Depuis l’automne, les matchs de Ligue 1 se déroulent à huis clos. Drôle de contexte pour un Bordeaux-Paris qui attire la foule d’ordinaire. Impressions sonores d’un stade vide.
C’est une drôle de sensation, qui vous envahit dès l’arrivée sur le parvis du stade Matmut Atlantique. La venue de l’une des meilleures équipes d’Europe est toujours un événement. En général, deux heures avant le match, les premiers fans arrivent et l’ambiance monte vite. Là rien, à part le silence, à peine troublé par le chant des oiseaux. Il fait vingt degrés, le soleil brille et on va voir jouer le finaliste de la dernière Ligue des Champions. Difficile de se plaindre même en amoureux du jeu, je regrette les absences des deux meilleurs joueurs du championnat, Neymar (blessé) et M’Bappé suspendu. Mais l’affiche vaut le detour. Et on a hâte de voir si les Bordelais, englués dans une vilaine série de cinq défaites et un nul lors des six dernières journées de Ligue 1, vont enfin relever la tête. Le temps de saluer les confrères et j’entre dans le stade, au deuxième niveau, où se trouve la tribune de presse. Par réflexe, je tourne la tête sur ma droite, en direction du Virage Sud, pour sentir l’atmosphère de la soirée.
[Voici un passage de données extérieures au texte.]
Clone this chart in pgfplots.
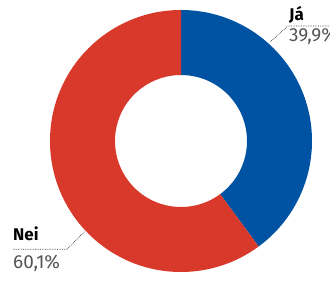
\documentclass[border=0pt]{standalone}
\usepackage{pgfplots}
\pgfplotsset{compat=1.18}
\usetikzlibrary{calc}
\usepackage{fontspec}
\setmainfont{Fira Sans}
\definecolor{jablue}{RGB}{0,82,162}
\definecolor{neired}{RGB}{217,57,42}
\definecolor{txtgray}{RGB}{85,85,85}
\def\valJa{39.9}
\def\valNei{60.1}
\begin{document}
\begin{tikzpicture}[x=1bp,y=1bp]
\begin{axis}[x=1bp,y=1bp,xmin=0,xmax=330,ymin=0,ymax=284,hide axis,scale only axis,clip=false]
% donut centred at (181,143), outer radius 131, inner 66
\fill[jablue] (axis cs:181,274) arc[start angle=90, end angle={90-3.6*\valJa}, radius=131bp]
  -- ($(axis cs:181,143)+({90-3.6*\valJa}:66bp)$) arc[start angle={90-3.6*\valJa}, end angle=90, radius=66bp] -- cycle;
\fill[neired] (axis cs:181,274) arc[start angle=90, end angle={90+3.6*\valNei}, radius=131bp]
  -- ($(axis cs:181,143)+({90+3.6*\valNei}:66bp)$) arc[start angle={90+3.6*\valNei}, end angle=90, radius=66bp] -- cycle;
% labels
\draw[densely dotted, black!80, line width=0.7bp] (axis cs:270,242) -- (axis cs:288,258) -- (axis cs:340,258);
\node[anchor=base west, inner sep=0pt, font=\bfseries\fontsize{17}{17}\selectfont] at (axis cs:289,263.3) {Já};
\node[anchor=base west, inner sep=0pt, text=txtgray, font=\fontsize{19}{19}\selectfont] at (axis cs:289,242.5) {39,9\%};
\draw[densely dotted, black!80, line width=0.7bp] (axis cs:13,34.7) -- (axis cs:67,34.7) -- (axis cs:85,53);
\node[anchor=base west, inner sep=0pt, font=\bfseries\fontsize{17}{17}\selectfont] at (axis cs:13,43.5) {Nei};
\node[anchor=base west, inner sep=0pt, text=txtgray, font=\fontsize{19}{19}\selectfont] at (axis cs:13,15.7) {60,1\%};
\end{axis}
\pgfresetboundingbox
\useasboundingbox (0,0) rectangle (330,284);
\end{tikzpicture}
\end{document}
Mais évidemment, et personne ne s’y habitue, c’est vide. Les fauteuils blancs sont repliés, comme dans toutes les tribunes. Le Matmut Atlantique, d’une capacité de 42 000 places, est une coquille vide, un vaisseau fantôme, silencieux comme une cathédrale, cimetière de l’essence même du sport de haut niveau, la communion entre les fans et les acteurs. «Cela ne donne pas envie de travailler », soupire Laurent Brun, un journaliste. Mais puisqu’il faut bien trouver un avantage à cette atmosphère très intimiste, on entend tout ce qu’il se passe sur le terrain. L’ambiance d’un grand soir manque terriblement mais on se console quelque peu avec les échanges entre les protagonistes du match. Et on entend beaucoup les gardiens des deux équipes replacer leurs coéquipiers. En espagnol le plus souvent pour Navos, le dernier rempart parisien originaire du Costa Rica :
« Vamos, vamos ». En face le Bordelais est encore plus bavard. Sur une longue passe de Marquinhos, Benoît Costil alerte sa défense centrale Koscielny-Mexer : « regardez le ballon ».
Un stade vide pour la nouvelle défaite des Girondins face à Paris mercredi soir 3 mars. pic.twitter.com/FTTMOaYR86
— France 3 Aquitaine (@F3Aquitaine) March 4, 2021
Paris, malgré l’absence de ses stars M’Bappé, Neymar, Di Maria, domine largement son sujet. Quand Sarabia ouvre logiquement le score (20’) quelques applaudissements côté parisien, le silence total en face. Sur le bord du terrain, Jean-Louis Gasset ne dit rien, pas un mot pour relancer ses joueurs. Le capitaine du PSG Marquinhos hurle à ses coéquipiers de continuer comme ça. La voix puissante du brésilien résonne dans toute l’enceinte lorsqu’il félicite Icardi, auteur d’un bon pressing pour gêner le dégagement de Costil. Bordeaux desserre l’étreinte parisienne, sans résultat. On imagine les hurlements de dépit des supporteurs bordelais après l’occasion ratée par Hwang. Mais on rêve, c’était dans le monde d’avant. Ce soir c’est le silence, et rien d’autre.
Perturbé un instant par le «never » ferme et autoritaire de l’arbitre adressé au parisien Sarabia coupable d’une faute grossière sous ses yeux. Pas de musique et évidemment aucune animation à la mi-temps. «On n’a pas le choix, la situation sanitaire est le plus important. Mais c’est vrai que ça fait drôle de jouer dans cette ambiance », répète souvent Jean-Louis Gasset.
Le cri de douleur de Danilo, séché par Adli, monte jusqu’au plafond des tribunes. Plus de peur que de mal pour le parisien. « On reste concentrés. On y croit », tonne en français le défenseur suisse de Bordeaux Loris Benito, qui enchaîne en anglais avec ses coéquipiers Kalu et Hwang, aussi peu à l’aise avec le français qu’avec le ballon. Paris ne fait plus grand chose, Bordeaux encore moins et le match devient comme l’ambiance, triste. Ainsi va le foot pro au temps du Coronavirus. Les absents, privés contre leur gré des tribunes ont-ils vraiment eu tort? On ne le jurerait pas...Car Bordeaux a encore perdu.